No entramos con demasiado buen
pie en el parque arqueológico. En el momento de nuestra llegada se produjo una
pequeña oleada de turistas que atascó la entrada, especialmente por un grupo de
españoles numeroso, grosero y gritón. Dorian maniobró con habilidad y nos hizo
entrar con rapidez. Durante el recorrido les llevamos unos pocos minutos que
impidieron que nos aguaran la visita.
Lo que sí nos aguó inicialmente
fue la lluvia que se apoltronó sobre la pequeña isla o península elegida por
los colonos de la cercana Corfú que fundaron la ciudad. Aprovecharon el seguro
puerto natural de la laguna al que se accedía por el canal Vivari. El
promontorio, rodeado por una muralla que cada pueblo que conquistó el lugar se
afanó en mantener, aseguraba una fácil defensa de visitantes indeseados, que
fueron muchos.

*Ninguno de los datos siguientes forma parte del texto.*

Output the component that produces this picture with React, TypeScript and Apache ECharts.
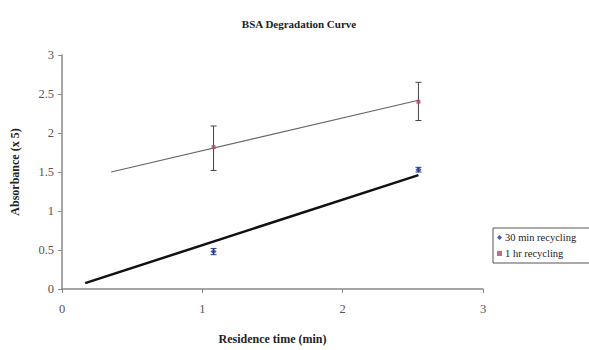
import React, { useEffect, useRef } from "react";
import * as echarts from "echarts";

const title = "BSA Degradation Curve";
const xName = "Residence time (min)";
const yName = "Absorbance (x 5)";
const seriesNames = ["30 min recycling", "1 hr recycling"];

// [x, y, low, high]
const pts30: number[][] = [
  [1.08, 0.48, 0.44, 0.52],
  [2.54, 1.53, 1.5, 1.56],
];
const pts1h: number[][] = [
  [1.08, 1.82, 1.52, 2.09],
  [2.54, 2.4, 2.16, 2.65],
];
const trend30: number[][] = [
  [0.165, 0.075],
  [2.54, 1.46],
];
const trend1h: number[][] = [
  [0.35, 1.5],
  [2.54, 2.42],
];

const serif = "Liberation Serif";

function errorBars(data: number[][], color: string) {
  return {
    type: "custom",
    silent: true,
    z: 3,
    data: data.map((d) => [d[0], d[2], d[3]]),
    renderItem: (params: any, api: any) => {
      const x = api.value(0);
      const lo = api.coord([x, api.value(1)]);
      const hi = api.coord([x, api.value(2)]);
      const w = 3;
      const style = { stroke: color, lineWidth: 1 };
      return {
        type: "group",
        children: [
          { type: "line", shape: { x1: lo[0], y1: lo[1], x2: hi[0], y2: hi[1] }, style },
          { type: "line", shape: { x1: lo[0] - w, y1: lo[1], x2: lo[0] + w, y2: lo[1] }, style },
          { type: "line", shape: { x1: hi[0] - w, y1: hi[1], x2: hi[0] + w, y2: hi[1] }, style },
        ],
      };
    },
  };
}

export default function App() {
  const ref = useRef<HTMLDivElement>(null);
  useEffect(() => {
    const chart = echarts.init(ref.current!, undefined, { renderer: "svg" });
    chart.setOption({
      animation: false,
      backgroundColor: "#fff",
      title: {
        text: title,
        left: 294,
        textAlign: "center",
        top: 13,
        textStyle: { fontFamily: serif, fontSize: 11, fontWeight: "bold", color: "#222" },
      },
      legend: {
        orient: "vertical",
        left: 493,
        top: 228,
        data: [
          { name: seriesNames[0], icon: "diamond" },
          { name: seriesNames[1], icon: "rect" },
        ],
        itemWidth: 5,
        itemHeight: 5,
        itemGap: 5,
        padding: [4, 30, 4, 4],
        borderColor: "#555",
        borderWidth: 1,
        textStyle: { fontFamily: serif, fontSize: 10.5, color: "#222", padding: [0, 0, 0, -2] },
      },
      grid: { left: 62, right: 106, top: 55, bottom: 59 },
      xAxis: {
        type: "value",
        min: 0,
        max: 3,
        interval: 1,
        name: xName,
        nameLocation: "middle",
        nameGap: 44,
        nameTextStyle: { fontFamily: serif, fontSize: 12, fontWeight: "bold", color: "#222" },
        splitLine: { show: false },
        axisLine: { lineStyle: { color: "#888", width: 1.5 } },
        axisTick: { show: true, length: 4, lineStyle: { color: "#888" } },
        axisLabel: { fontFamily: serif, fontSize: 12.5, color: "#555", margin: 13 },
      },
      yAxis: {
        type: "value",
        min: 0,
        max: 3,
        interval: 0.5,
        name: yName,
        nameLocation: "middle",
        nameGap: 41,
        nameTextStyle: { fontFamily: serif, fontSize: 12, fontWeight: "bold", color: "#222" },
        splitLine: { show: false },
        axisLine: { show: true, lineStyle: { color: "#888", width: 1.5 } },
        axisTick: { show: true, length: 4, lineStyle: { color: "#888" } },
        axisLabel: { fontFamily: serif, fontSize: 12.5, color: "#555", margin: 8 },
      },
      series: [
        {
          type: "line",
          silent: true,
          data: trend30,
          symbol: "none",
          lineStyle: { color: "#111", width: 2.5 },
          z: 2,
        },
        {
          type: "line",
          silent: true,
          data: trend1h,
          symbol: "none",
          lineStyle: { color: "#666", width: 1.2 },
          z: 2,
        },
        errorBars(pts30, "#2a3a8a"),
        errorBars(pts1h, "#444"),
        {
          name: seriesNames[0],
          type: "scatter",
          symbol: "diamond",
          symbolSize: 6,
          itemStyle: { color: "#1f3590" },
          data: pts30.map((d) => [d[0], d[1]]),
          z: 4,
        },
        {
          name: seriesNames[1],
          type: "scatter",
          symbol: "rect",
          symbolSize: 4,
          itemStyle: { color: "#b0487a" },
          data: pts1h.map((d) => [d[0], d[1]]),
          z: 4,
        },
      ],
    });
    return () => chart.dispose();
  }, []);
  return <div ref={ref} style={{ width: 589, height: 350, position: "absolute", left: 0, top: 0 }} />;
}
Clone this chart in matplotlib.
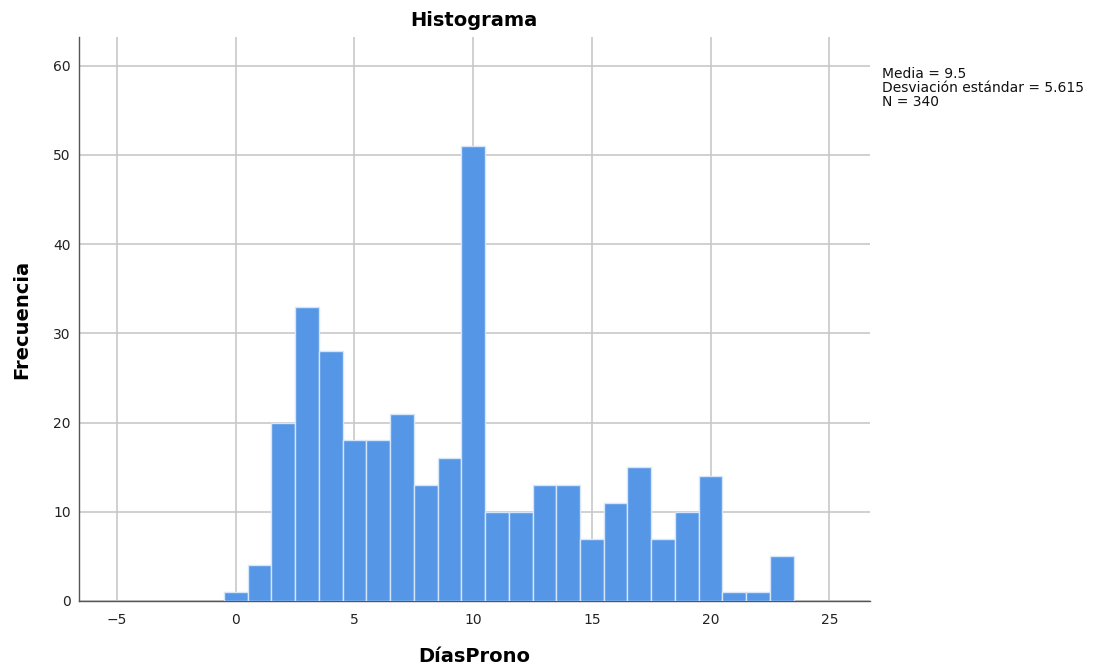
import matplotlib
matplotlib.use("Agg")
import matplotlib.pyplot as plt
import numpy as np

bin_centers = list(range(0, 24))
counts = [1, 4, 20, 33, 28, 18, 18, 21, 13, 16, 51, 10, 10, 13, 13, 7, 11, 15, 7, 10, 14, 1, 1, 5]
xticks = [-5, 0, 5, 10, 15, 20, 25]
yticks = [0, 10, 20, 30, 40, 50, 60]
stats_lines = ["Media = 9.5", "Desviación estándar = 5.615", "N = 340"]

plt.rcParams['font.family'] = ['DejaVu Sans']

fig = plt.figure(figsize=(10.98, 6.66), dpi=100)
ax = fig.add_axes([0.072, 0.0976, 0.72, 0.8468])

ax.bar(bin_centers, counts, width=1.0, color='#5596E6', edgecolor='#D6E6FA', linewidth=1.0, zorder=3)

ax.set_xlim(-6.6, 26.7)
ax.set_ylim(0, 63.2)
ax.set_xticks(xticks)
ax.set_xticklabels(["\u2212" + str(abs(t)) if t < 0 else str(t) for t in xticks])
ax.set_yticks(yticks)
ax.grid(True, color='#C8C8C8', linewidth=1.2, zorder=0)
ax.set_axisbelow(True)
for s in ['top', 'right']:
    ax.spines[s].set_visible(False)
for s in ['left', 'bottom']:
    ax.spines[s].set_color('#555555')
    ax.spines[s].set_linewidth(1.0)
ax.tick_params(axis='x', length=0, pad=9, labelsize=10, labelcolor='#222222')
ax.tick_params(axis='y', length=0, pad=6, labelsize=10, labelcolor='#222222')

ax.set_title("Histograma", fontsize=14, fontweight='bold', pad=8)
ax.set_xlabel("DíasProno", fontsize=14, fontweight='bold', labelpad=14)
ax.set_ylabel("Frecuencia", fontsize=14, fontweight='bold', labelpad=16)

fig.text(0.803, 0.899, "\n".join(stats_lines), fontsize=10, va='top', ha='left', linespacing=1.0, color='#111111')

fig.savefig("out.png", dpi=100)
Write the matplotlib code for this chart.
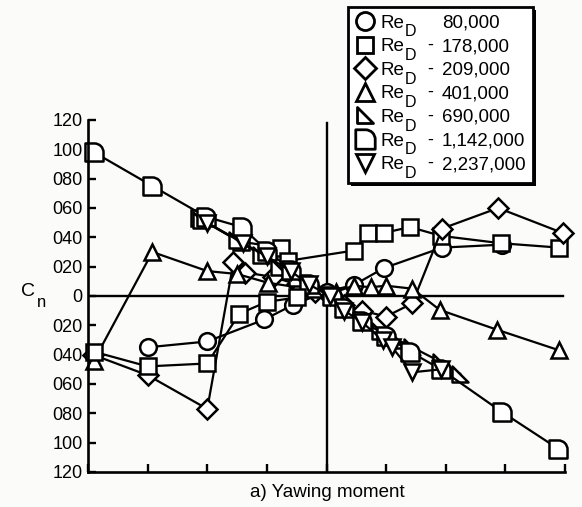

La entrada al canal estuvo defendida por la torre veneciana y un
pequeño fuerte triangular al otro lado, también de los venecianos.
Avanzamos un primer tramo
rodeados por una vegetación abundante que mantuvo a salvo los restos de la
ciudad cuando cayó en el olvido tras la cesión de los venecianos a Napoleón y
la reconquista por Alí Pachá. Hubo que esperar a 1927 para que un equipo de
arqueólogos italianos capitaneados por Luigi María Ugolini empezaran las
excavaciones. La impresión es que ese bosque escondía aún muchos secretos
interesantes.
Asocio ruinas grecorromanas con
arena, con territorios secos y donde la naturaleza es escasa. En Butrinto, tuve
la impresión de que me había equivocado y estaba visitando unas ruinas mayas
devoradas por la selva. El verdor acaparaba la atención y provocaba la sorpresa
de una construcción que afloraba y se integraba en ese paisaje suculento.